The International Space Station is a big, climate-controlled environment that houses six people at any given time. As you can probably imagine, these humans produce odors just like the rest of us. So how do NASA and other space agencies make the International Space Station a decent-smelling place to live for those stuck there for months at a time?
There is no washer or dryer on board the International Space Station; no cosmic laundromat waiting to take astronauts’ quarters each Saturday morning. Astronauts aboard the ISS have hefty closets, a crew of six goes through 900 pounds of clothing each year.
A new NASA study is looking to reduce the amount of clothing waste by extending the amount of time astronauts’ garments can be worn.
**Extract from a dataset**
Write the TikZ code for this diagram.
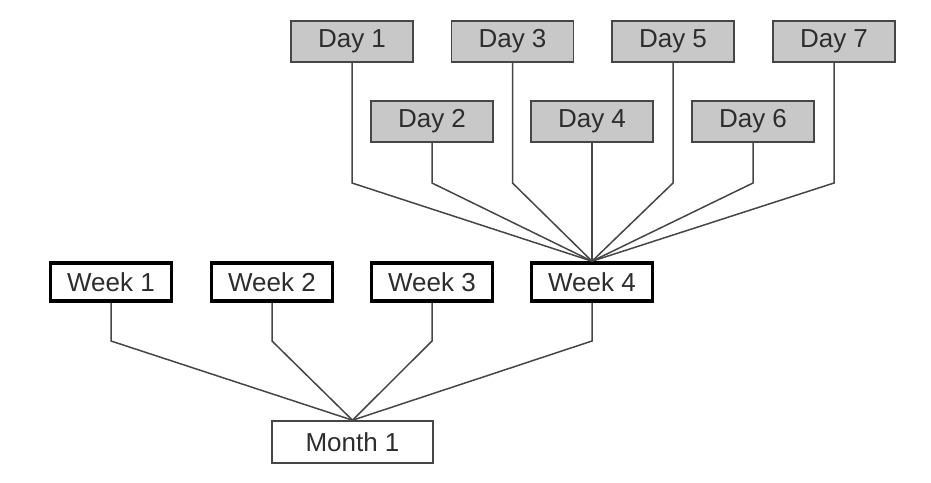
\documentclass[tikz,border=0pt]{standalone}
\usepackage{fontspec}
\setmainfont{Liberation Sans}
\usepackage{tikz}
\usetikzlibrary{positioning, calc}
\definecolor{daygray}{RGB}{200, 200, 200}
\definecolor{edgegray}{RGB}{70, 70, 70}
\definecolor{textgray}{RGB}{45, 45, 45}

\begin{document}
\begin{tikzpicture}[x=1pt, y=-1pt,
  day/.style={draw=edgegray, line width=1.6pt, fill=daygray, minimum width=122pt,
              minimum height=41pt, inner sep=0pt, text=textgray,
              font=\fontsize{26}{28}\selectfont},
  week/.style={draw=black, line width=3.6pt, fill=white, minimum width=121pt,
               minimum height=38pt, inner sep=0pt, text=textgray,
               font=\fontsize{26}{28}\selectfont},
  month/.style={draw=edgegray, line width=1.6pt, fill=white, minimum width=161pt,
                minimum height=42pt, inner sep=0pt, text=textgray,
                font=\fontsize{26}{28}\selectfont},
  link/.style={draw=edgegray, line width=1.5pt},
]
\useasboundingbox (0,0) rectangle (931,482);

% Bend levels of the connectors
\coordinate (daybend) at (0, 183);
\coordinate (weekbend) at (0, 341);

% Days, top row
\node[day] (d1) at (352, 41.5) {Day 1};
\node[day] (d3) at (512.5, 41.5) {Day 3};
\node[day] (d5) at (673, 41.5) {Day 5};
\node[day] (d7) at (834, 41.5) {Day 7};

% Days, second row
\node[day] (d2) at (432, 121.5) {Day 2};
\node[day] (d4) at (592, 121.5) {Day 4};
\node[day] (d6) at (753, 121.5) {Day 6};

% Weeks
\node[week] (w1) at (111, 282) {Week 1};
\node[week] (w2) at (272, 282) {Week 2};
\node[week] (w3) at (432, 282) {Week 3};
\node[week] (w4) at (592, 282) {Week 4};

% Month
\node[month] (m1) at (352.5, 442) {Month 1};

% Days to week 4
\foreach \d in {d1, d2, d3, d5, d6, d7}
  \draw[link] (\d.south) -- (\d.south |- daybend) -- (w4.north);
\draw[link] (d4.south) -- (w4.north);

% Weeks to month 1
\foreach \w in {w1, w2, w3, w4}
  \draw[link] (\w.south) -- (\w.south |- weekbend) -- (m1.north);
\end{tikzpicture}
\end{document}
As part of the study, ISS crew members are being provided with exercise clothing that’s been treated with an antimicrobial compound, or made with antimicrobial yarn.
Traditional cotton garments also produce lint that gets trapped in the station’s air filters, which then need to be cleaned more often, notes Evelyne Orndoff, a textiles scientist working at NASA’s Johnson Space Center in Houston.
The agency also is looking ahead to the day when cargo deliveries will be few and far between — if they exist at all — as astronauts begin flying missions that take them much farther than the space station, which orbits about 260 miles above Earth.
For added life, some of the exercise shirts and all of the shorts have been treated with the antimicrobial 3-(Trimethoxsilyl)propyldimethyloctadecyl ammonium chloride, manufactured by PureShield, Inc., under the brand name Bio-Protect 500, NASA said.